Real Estate and the Blockchain: A Synergistic (and Disruptive) Relationship
Jeff Garzik, a respected developer in the Bitcoin industry and founder of Bloq, recently stated during his keynote presentation at the International Blockchain Real Estate Association Conference that the Bitcoin blockchain and real estate have a synergistic relationship.
The two key elements which Garzik introduced are the resilience of the Bitcoin blockchain network and its cryptographic integrity that enable all parties involved in the real estate industry to conduct the transfer and acquisition of properties in a decentralized manner, without the presence of mediators.
The replacement of paperwork, lawyers, and third-party agencies with decentralized records of data stored on a blockchain network reduces costs and time employed in conventional real estate property deals.
Specifically, blockchain-based real estate platforms merge many complicated processes and cases usually dealt with by real estate firms. Garzik states that four useful real estate applications of Bitcoin’s blockchain technology will disrupt the industry: digital titles, multi-signature escrow, crowdfunding, and liquidity.
Application of the Bitcoin Blockchain
The first application described by Garzik is digital titles, which are labels secured on the blockchain network for various use cases including insurance. Once a title is recorded onto a decentralized network such as the bitcoin network, the irrefutability of the distributed ledger technology eliminates the possibility of alteration and and modification, reducing cost and due diligence associated with titles and title insurance.
The second application is the multi-signature escrow system, which is enabled by the Bitcoin network’s built-in technology called the multi-signature technologies.

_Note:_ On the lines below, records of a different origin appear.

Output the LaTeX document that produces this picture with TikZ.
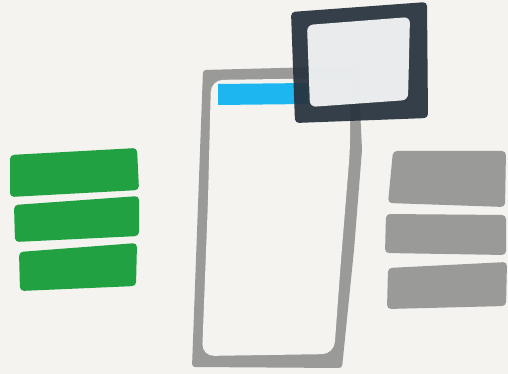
\documentclass[tikz,border=0pt]{standalone}
\usepackage{tikz}
\usepackage{xcolor}
\definecolor{paper}{HTML}{F4F3EF}
\definecolor{leafgreen}{HTML}{21A142}
\definecolor{slate}{HTML}{9A9A99}
\definecolor{navy}{HTML}{26323D}
\definecolor{screen}{HTML}{EFF1F2}
\definecolor{skyblue}{HTML}{1DB6F1}

\begin{document}
\begin{tikzpicture}[
  x=1pt, y=-1pt,
  greenbar/.style={fill=leafgreen, rounded corners=4pt},
  graybar/.style={fill=slate, rounded corners=4pt},
  frame/.style={fill=slate, rounded corners=3pt},
  window/.style={fill=navy, opacity=0.93, rounded corners=4pt}
]
\fill[paper] (0,0) rectangle (508,374);
\useasboundingbox (0,0) rectangle (508,374);

% left list
\fill[greenbar] (10,155) -- (137,148) -- (139,190) -- (10,197) -- cycle;
\fill[greenbar] (14,205) -- (139,196) -- (139,236) -- (15,242) -- cycle;
\fill[greenbar] (19,252) -- (137,243) -- (136,286) -- (20,291) -- cycle;

% right list
\fill[graybar] (393,151) -- (506,151) -- (505,207) -- (388,203) -- cycle;
\fill[graybar] (386,214) -- (506,215) -- (506,255) -- (385,253) -- cycle;
\fill[graybar] (388,268) -- (507,262) -- (506,306) -- (387,309) -- cycle;

% phone
\fill[frame] (203,70) -- (358,66) -- (362,150) -- (354,250) -- (342,368) -- (192,367) -- cycle;
\fill[paper, rounded corners=12pt] (211,80) -- (350,78) -- (350,150) -- (341,260) -- (334,354) -- (202,356) -- (208,200) -- cycle;
\fill[skyblue] (218,84) -- (308,83) -- (308,104) -- (218,105) -- cycle;

% popup
\fill[window] (291,12) -- (427,2) -- (428,118) -- (295,123) -- cycle;
\fill[screen, opacity=0.97, rounded corners=6pt] (307,25) -- (410,17) -- (408,100) -- (310,107) -- cycle;
\end{tikzpicture}
\end{document}
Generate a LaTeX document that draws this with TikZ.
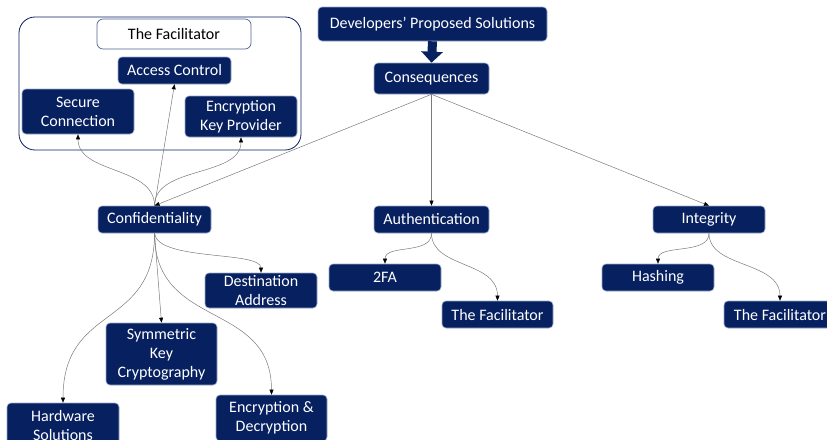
\documentclass[tikz,border=0pt]{standalone}
\usepackage{fontspec}
\setmainfont{Carlito}
\usetikzlibrary{arrows.meta}
\definecolor{navy}{HTML}{072060}
\definecolor{rim}{HTML}{9AAACB}
\definecolor{wire}{HTML}{7A7A7A}
\tikzset{
  box/.style={rectangle, rounded corners=4pt, fill=navy, draw=rim, line width=0.6pt,
    text=white, font=\fontsize{16}{19}\selectfont, align=center, inner sep=0pt},
  plainbox/.style={rectangle, rounded corners=6pt, fill=white, draw=navy!70, line width=0.7pt,
    text=black, font=\fontsize{16}{19}\selectfont, align=center, inner sep=0pt},
  link/.style={draw=wire, line width=0.5pt, -{Triangle[length=5pt,width=4pt,color=black]}},
  bigarrow/.style={draw=navy, line width=9pt, -{Triangle[length=11pt,width=21pt,color=navy]}}
}
\begin{document}
\begin{tikzpicture}[x=1pt,y=-1pt]
\useasboundingbox (0,0) rectangle (827,439);
\clip (0,0) rectangle (827,439);

% facilitator group frame
\draw[navy, line width=0.8pt, rounded corners=16pt] (19,17) rectangle (301,150);
\node[plainbox, minimum width=154pt, minimum height=30pt] (fac) at (174,34) {The Facilitator};
\node[box, minimum width=113pt, minimum height=27pt] (ac) at (174.5,70.5) {Access Control};
\node[box, minimum width=112pt, minimum height=45pt] (sc) at (78,111.5) {Secure\\Connection};
\node[box, minimum width=112pt, minimum height=41pt] (ekp) at (241,116.5) {Encryption\\Key Provider};

% top of the tree
\node[box, minimum width=229pt, minimum height=34pt] (dev) at (432.5,24) {Developers’ Proposed Solutions};
\node[box, minimum width=115pt, minimum height=31pt] (cons) at (431.5,78.5) {Consequences};

% three goals
\node[box, minimum width=113pt, minimum height=27pt] (conf) at (154.5,219.5) {Confidentiality};
\node[box, minimum width=115pt, minimum height=27pt] (auth) at (431.5,219.5) {Authentication};
\node[box, minimum width=112pt, minimum height=27pt] (integ) at (709,219.5) {Integrity};

% confidentiality measures
\node[box, minimum width=112pt, minimum height=35pt] (da) at (261,290.5) {Destination\\Address};
\node[box, minimum width=111pt, minimum height=62pt] (skc) at (161.5,354) {Symmetric\\Key\\Cryptography};
\node[box, minimum width=112pt, minimum height=44pt] (hs) at (63,425) {Hardware\\Solutions};
\node[box, minimum width=111pt, minimum height=46pt] (ed) at (271.5,418) {Encryption \&\\Decryption};

% authentication measures
\node[box, minimum width=112pt, minimum height=27pt] (twofa) at (385,277.5) {2FA};
\node[box, minimum width=111pt, minimum height=27pt] (afac) at (497.5,314.5) {The Facilitator};

% integrity measures
\node[box, minimum width=112pt, minimum height=27pt] (hash) at (658,277.5) {Hashing};
\node[box, minimum width=112pt, minimum height=27pt] (ifac) at (780,314.5) {The Facilitator};

% connectors
\draw[bigarrow] (dev.south) -- (cons.north);
\draw[link] (cons.south) -- (conf.north);
\draw[link] (cons.south) -- (auth.north);
\draw[link] (cons.south) -- (integ.north);

\draw[link] (conf.north) .. controls +(0,-40) and +(0,40) .. (sc.south);
\draw[link] (conf.north) -- (ac.south);
\draw[link] (conf.north) .. controls +(0,-40) and +(0,40) .. (ekp.south);

\draw[link] (conf.south) .. controls +(3,28) and +(0,-22) .. (da.north);
\draw[link] (conf.south) -- (skc.north);
\draw[link] (conf.south) .. controls +(0,97) and +(0,-100) .. (hs.north);
\draw[link] (conf.south) .. controls +(0,97) and +(0,-95) .. (ed.north);

\draw[link] (auth.south) .. controls +(0,22) and +(0,-20) .. (twofa.north);
\draw[link] (auth.south) .. controls +(0,35) and +(0,-40) .. (afac.north);

\draw[link] (integ.south) .. controls +(0,22) and +(0,-20) .. (hash.north);
\draw[link] (integ.south) .. controls +(0,35) and +(0,-40) .. (ifac.north);
\end{tikzpicture}
\end{document}
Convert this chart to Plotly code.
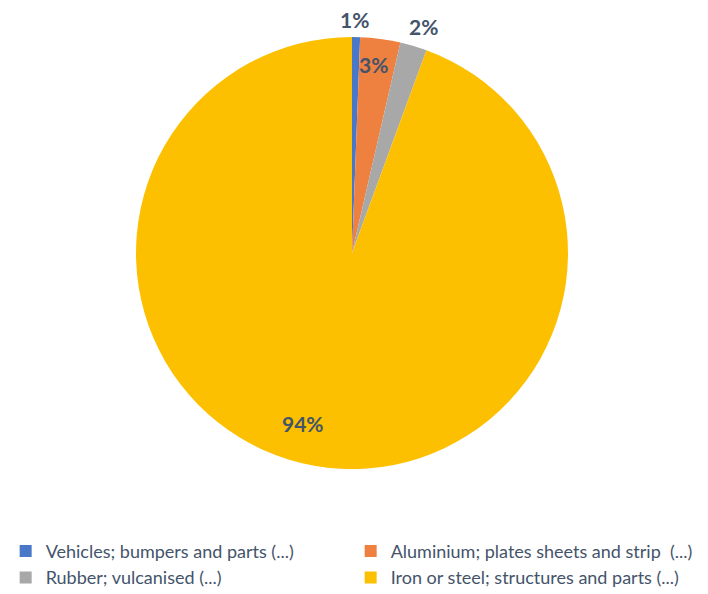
import math
import plotly.graph_objects as go

categories = [
    "Vehicles; bumpers and parts (...)",
    "Aluminium; plates sheets and strip  (...)",
    "Rubber; vulcanised (...)",
    "Iron or steel; structures and parts (...)",
]
shares = [0.6, 3.0, 2.0, 94.4]
colors = ["#4A78C9", "#EE8040", "#A8A8A8", "#FCC000"]

# label placement: distance from centre (in radii) and angular nudge (degrees)
label_radius = [1.08, 0.88, 1.10, 0.82]
label_nudge = [-0.5, -1, 1, 6]

W, H = 708, 594
cx, cy, r = 352, 253, 216

fig = go.Figure(
    go.Pie(
        labels=categories,
        values=shares,
        sort=False,
        direction="clockwise",
        rotation=0,
        marker=dict(colors=colors, line=dict(width=0)),
        textinfo="none",
        domain=dict(x=[(cx - r) / W, (cx + r) / W], y=[(H - cy - r) / H, (H - cy + r) / H]),
        hoverinfo="label+percent",
    )
)

# percentage labels at each slice's mid-angle
total = sum(shares)
cum = 0.0
for v, k, nudge in zip(shares, label_radius, label_nudge):
    mid = math.radians((cum + v / 2) / total * 360 + nudge)
    px = cx + k * r * math.sin(mid)
    py = cy - k * r * math.cos(mid)
    fig.add_annotation(
        x=px / W, y=1 - py / H, xref="paper", yref="paper",
        text=f"{round(v / total * 100)}%", showarrow=False,
        font=dict(family="Lato", size=21, color="#44546A", weight="bold"),
        xanchor="center", yanchor="middle",
    )
    cum += v

fig.update_layout(
    width=W,
    height=H,
    margin=dict(l=0, r=0, t=0, b=0, autoexpand=False),
    paper_bgcolor="white",
    showlegend=True,
    legend=dict(
        orientation="h",
        x=0.008,
        xanchor="left",
        y=0.103,
        yanchor="top",
        entrywidth=300,
        font=dict(family="Lato", size=18, color="#44546A"),
        traceorder="normal",
    ),
)

fig.write_html("out.html")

Fundamentally, the multi-signature technology enables users of bitcoin to divide the rights of a single account to many users, essentially creating a shared bitcoin wallet.
This technology allows three parties typically involved in the settlement of a real estate deal which are the buyer, seller, and arbitrator, to create a shared account to settle the deal without having to deal with independent contractors and companies to deal with financial and regulatory disputes.
The third and fourth applications Garzik introduced at the talk are crowdfunding and liquidity, which many existing blockchain-based real estate firms including Bloq, Rex, and Ubitquity have implemented.
Bloq, Ubitquity and Rex
While Bloq has yet to demonstrate the application of their Bitcoin blockchain-based platform in the real estate industry, Garzik explained during his talk that Bloq has been collaborating with notable corporations including Deloitte, Microsoft, and IBM to provide a general platform for the real estate industry.
Bloq is currently focused on offering decentralized infrastructure for real estate firms and plans to deliver their blockchain infrastructure software platform to settle various real estate settlements including transactions and real estate data.
Ubitquity, on the other hand, established the world’s first Bitcoin blockchain-based real estate record earlier this week. Using colored coins, which are methods for representing and managing real world assets on top of the Bitcoin network, Ubitquity successfully demonstrated the potential use case of the Bitcoin blockchain network in the real estate industry.
“We currently use the Bitcoin blockchain because it is the most secure and has the most mature tools built when we started creating our platform six months ago,” Ubitquity LLC Director of Business Development Matt McKibbin told BTCMANAGER. “We use Colu’s API which is built on colored coins and has great support. It has the capacity to [use] the metadata needed for the form fields, pictures and associated property information to create an immutable record and clean title on the blockchain.”
Like Bloq, Ubitquity places its trust in the security of the Bitcoin blockchain, which makes all information and records stored its blockchain network immutable. Furthermore, the transparency of the Bitcoin blockchain network reduces search costs and title insurance costs for real estate firms, sellers, and buyers.
“Title companies, banks, and county recorders can reveal their public key in order to use their reputation for the information place on the blockchain,” said McKibbon. “If errors are found, these can be changed and the record of change will always exist, reducing fraud. Finally, as more information about the property is added, future transfer costs can be reduced by referencing the blockchain based asset.”
Utilizing this advantage of the Bitcoin blockchain network, on July 12, 2016, Ubitquity settled the first real property ownership transfer on the bitcoin blockchain with Atlantic Sotheby’s International Realty and Norfolk Virginia-based realtor, Marina Reznik.
“A lot of meticulous work goes into doing a title search and ensuring ownership transfers correctly. Any title defects revealed must be cleared up and the sale is still recorded with the appropriate municipalities governing the transaction,” said Reznik. “We have simply added an extra layer of security by securing the record of transfer on the Bitcoin blockchain for permanent immutability. This is a huge step forward for blockchain and real estate.”
Unlike Bloq and Ubitquity, Rex has developed their real estate platform on the Ethereum protocol to connect the process of buying and selling real estate properties without the involvement of centralized corporations. The startup specifically focuses on eliminating the use of inefficient multiple listing services (MLS), the current industry class of services that enables real estate brokers to establish contractual offers of compensation.